Write again exactly the lines in the listing below, starting at the line with "Clone this chart" and ending at the line with "YAxis, CartesianGrid, LabelList", both included. Pictures are not copied.

----

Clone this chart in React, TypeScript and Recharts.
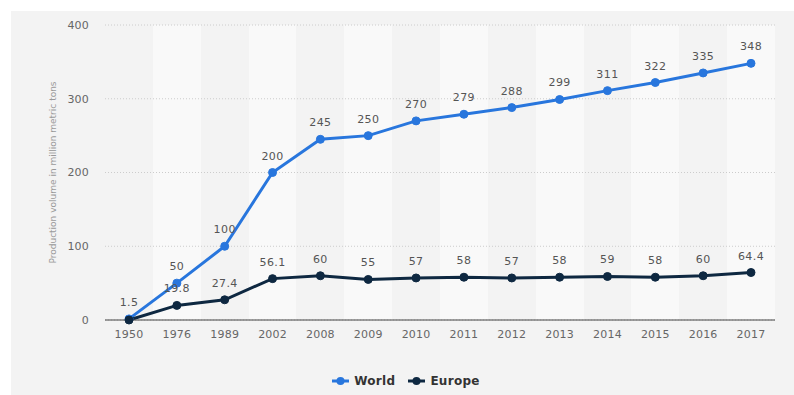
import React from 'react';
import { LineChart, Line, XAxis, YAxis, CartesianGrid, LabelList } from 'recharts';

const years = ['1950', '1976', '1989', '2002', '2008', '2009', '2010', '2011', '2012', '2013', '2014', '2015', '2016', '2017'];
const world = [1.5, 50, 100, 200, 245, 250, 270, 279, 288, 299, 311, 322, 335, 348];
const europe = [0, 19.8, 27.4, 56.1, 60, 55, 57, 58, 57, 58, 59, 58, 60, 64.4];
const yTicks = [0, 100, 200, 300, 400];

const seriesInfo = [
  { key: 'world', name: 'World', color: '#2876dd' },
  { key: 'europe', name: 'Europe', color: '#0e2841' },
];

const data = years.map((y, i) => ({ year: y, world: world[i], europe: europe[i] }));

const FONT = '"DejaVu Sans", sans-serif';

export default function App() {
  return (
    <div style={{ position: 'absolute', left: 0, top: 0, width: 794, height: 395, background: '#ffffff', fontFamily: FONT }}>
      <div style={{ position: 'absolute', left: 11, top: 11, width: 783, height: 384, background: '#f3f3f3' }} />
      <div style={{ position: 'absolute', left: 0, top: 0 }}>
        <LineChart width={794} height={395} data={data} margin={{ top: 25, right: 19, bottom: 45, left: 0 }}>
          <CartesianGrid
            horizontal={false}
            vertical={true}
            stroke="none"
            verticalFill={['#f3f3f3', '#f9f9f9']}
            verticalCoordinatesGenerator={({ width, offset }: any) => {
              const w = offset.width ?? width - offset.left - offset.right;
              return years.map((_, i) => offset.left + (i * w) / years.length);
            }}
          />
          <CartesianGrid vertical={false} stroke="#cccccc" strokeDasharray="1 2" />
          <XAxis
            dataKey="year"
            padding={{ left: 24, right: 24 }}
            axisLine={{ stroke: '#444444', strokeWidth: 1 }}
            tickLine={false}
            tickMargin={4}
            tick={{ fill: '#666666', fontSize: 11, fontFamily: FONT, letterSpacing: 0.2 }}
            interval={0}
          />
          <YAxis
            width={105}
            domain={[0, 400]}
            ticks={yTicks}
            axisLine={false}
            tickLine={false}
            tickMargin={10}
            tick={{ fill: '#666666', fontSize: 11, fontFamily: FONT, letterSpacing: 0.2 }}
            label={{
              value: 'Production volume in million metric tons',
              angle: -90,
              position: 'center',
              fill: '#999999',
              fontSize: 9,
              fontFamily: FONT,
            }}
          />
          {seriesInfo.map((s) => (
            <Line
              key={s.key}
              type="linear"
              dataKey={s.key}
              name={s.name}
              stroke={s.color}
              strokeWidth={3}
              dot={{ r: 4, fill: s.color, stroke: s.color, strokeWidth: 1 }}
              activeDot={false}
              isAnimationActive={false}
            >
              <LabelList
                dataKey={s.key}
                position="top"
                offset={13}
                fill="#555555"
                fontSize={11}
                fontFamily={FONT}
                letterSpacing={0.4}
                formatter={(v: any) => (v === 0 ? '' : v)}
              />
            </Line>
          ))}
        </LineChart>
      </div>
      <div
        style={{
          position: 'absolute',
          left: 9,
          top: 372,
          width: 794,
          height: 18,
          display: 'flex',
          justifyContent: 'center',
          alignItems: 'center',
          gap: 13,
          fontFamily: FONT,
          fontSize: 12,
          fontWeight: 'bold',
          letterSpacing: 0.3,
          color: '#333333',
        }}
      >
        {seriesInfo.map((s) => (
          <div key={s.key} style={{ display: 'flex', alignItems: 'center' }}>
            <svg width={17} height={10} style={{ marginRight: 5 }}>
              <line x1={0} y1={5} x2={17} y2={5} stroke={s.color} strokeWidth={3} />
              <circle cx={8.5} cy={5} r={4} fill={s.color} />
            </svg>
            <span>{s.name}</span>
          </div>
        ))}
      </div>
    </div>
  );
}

----

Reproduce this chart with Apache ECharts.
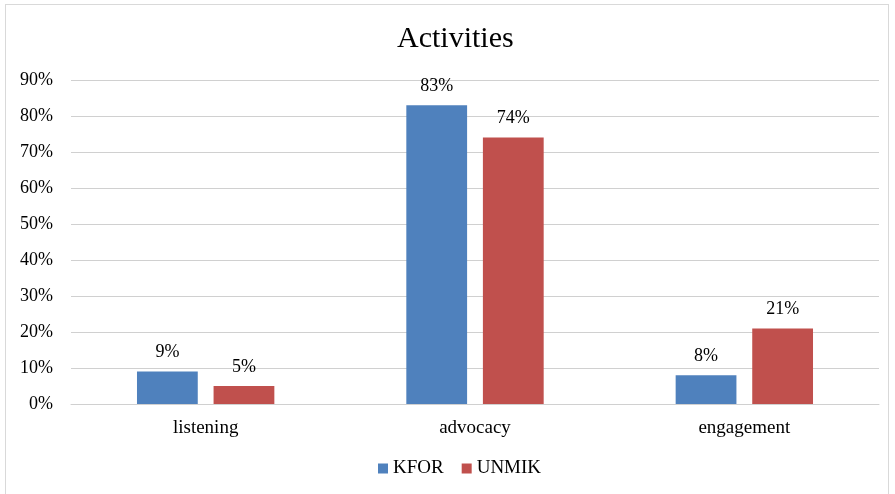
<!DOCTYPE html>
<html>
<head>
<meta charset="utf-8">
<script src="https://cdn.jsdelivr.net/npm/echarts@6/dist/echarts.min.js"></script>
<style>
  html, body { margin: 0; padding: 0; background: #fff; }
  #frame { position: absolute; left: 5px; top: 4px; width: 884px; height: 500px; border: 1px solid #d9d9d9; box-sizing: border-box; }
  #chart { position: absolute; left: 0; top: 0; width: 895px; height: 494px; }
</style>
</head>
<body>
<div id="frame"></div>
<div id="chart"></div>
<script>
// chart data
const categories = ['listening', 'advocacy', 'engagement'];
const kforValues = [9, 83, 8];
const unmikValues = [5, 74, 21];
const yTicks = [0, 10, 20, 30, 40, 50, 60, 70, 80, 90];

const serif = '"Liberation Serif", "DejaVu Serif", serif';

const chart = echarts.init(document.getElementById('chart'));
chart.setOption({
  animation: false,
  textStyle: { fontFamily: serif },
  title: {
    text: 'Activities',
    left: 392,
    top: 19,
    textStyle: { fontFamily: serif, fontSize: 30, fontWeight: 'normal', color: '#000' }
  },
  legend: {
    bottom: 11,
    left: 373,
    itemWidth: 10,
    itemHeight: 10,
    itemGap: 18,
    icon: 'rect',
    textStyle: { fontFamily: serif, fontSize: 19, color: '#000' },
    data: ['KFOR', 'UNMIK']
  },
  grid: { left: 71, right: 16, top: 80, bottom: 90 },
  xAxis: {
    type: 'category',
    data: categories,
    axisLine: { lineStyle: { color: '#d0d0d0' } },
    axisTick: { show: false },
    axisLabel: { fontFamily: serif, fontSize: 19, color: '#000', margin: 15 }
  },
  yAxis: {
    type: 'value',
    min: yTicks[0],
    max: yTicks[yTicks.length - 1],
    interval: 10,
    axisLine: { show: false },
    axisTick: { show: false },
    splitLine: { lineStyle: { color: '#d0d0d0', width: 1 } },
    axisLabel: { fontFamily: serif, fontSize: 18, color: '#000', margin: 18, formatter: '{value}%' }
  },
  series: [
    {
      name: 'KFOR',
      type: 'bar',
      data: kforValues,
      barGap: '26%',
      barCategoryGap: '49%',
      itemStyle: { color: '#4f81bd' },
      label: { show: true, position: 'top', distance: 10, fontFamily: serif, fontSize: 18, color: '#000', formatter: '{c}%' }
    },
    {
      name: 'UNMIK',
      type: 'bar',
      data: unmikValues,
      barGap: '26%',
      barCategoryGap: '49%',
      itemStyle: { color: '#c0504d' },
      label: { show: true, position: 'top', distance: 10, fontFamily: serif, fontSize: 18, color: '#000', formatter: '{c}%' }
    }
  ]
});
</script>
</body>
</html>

----

## Expected output
Clone this chart in React, TypeScript and Recharts.
import React from 'react';
import { LineChart, Line, XAxis, YAxis, CartesianGrid, LabelList } from 'recharts';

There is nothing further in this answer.